Ora, però, è arrivato il tempo di fare un passo indietro per andare avanti e recuperare la voglia e la passione per decidere noi di noi stessi, malgrado tali sentimenti siano stati annacquati. Un’operazione che, principalmente, potranno e dovranno compiere i nostri ragazzi e anche quelli che, diciannovenni, per la prima volta potranno pronunciarsi anche per il Senato.

Le previsioni dei sondaggisti, al proposito, non sono consolanti. I numeri relativi alla partecipazione elettorale dei più giovani affermano che il quaranta percento di loro ha in mente di disertare le urne perché indifferente al richiamo della politica o perché si ritiene completamente abbandonato da chi quella politica rappresenta. Impossibile negare che un fondo di ragione vi sia nell’atteggiamento negazionista dei nostri ragazzi. Loro che portano avanti battaglie per l’ambiente, la libertà di autodeterminarsi come uomini e donne e gay, le armi come simbolo di devastazione e non di difesa, il diritto di vivere ma anche di morire, la voce della natura come stella polare per la sopravvivenza dell’umanità, la necessità di un lavoro vero e pagato per non dover migrare. Tutti temi ignorati, forse appena sfiorati, da coloro che chiedono il consenso. Sia a destra e sia a sinistra.

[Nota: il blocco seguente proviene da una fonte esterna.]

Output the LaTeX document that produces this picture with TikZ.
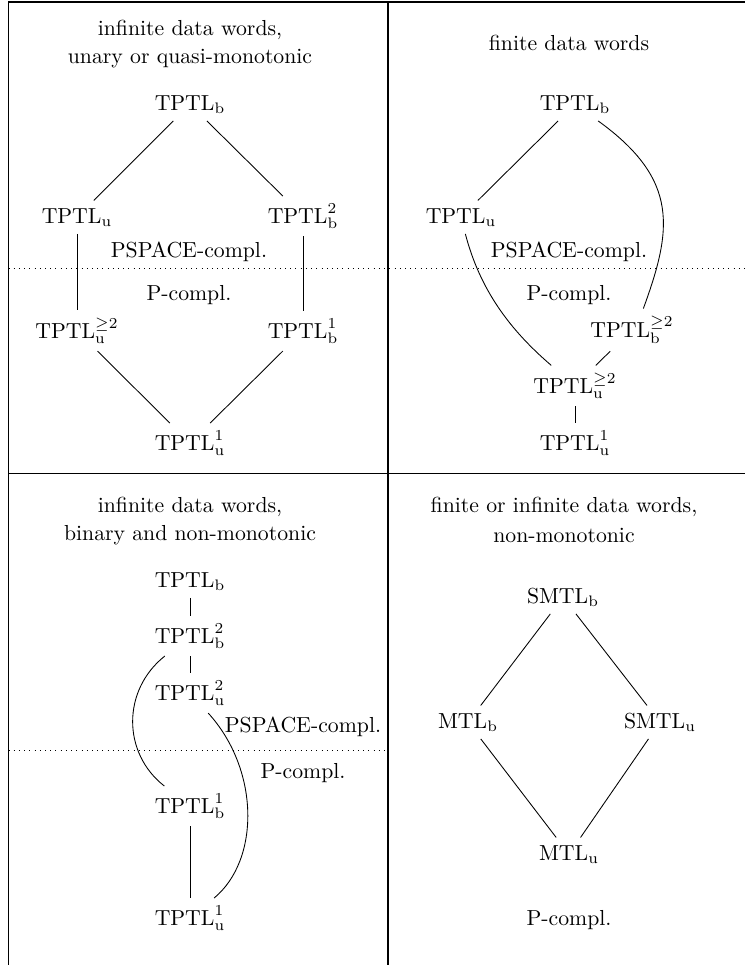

Eppure, cari ragazzi, ora dovete prendere il coraggio a due mani, turarvi il naso, ma scegliere e sbattere sulla faccia della politica stantia le vostre esigenze. Nascondersi non serve. Astenersi significa darla vinta ai vecchi e bavosi gattopardi che godono nella finzione del cambiamento affinché tutto rimanga paludosamente immobile. Il nostro deve essere un Paese per giovani. Da domani in poi, magari.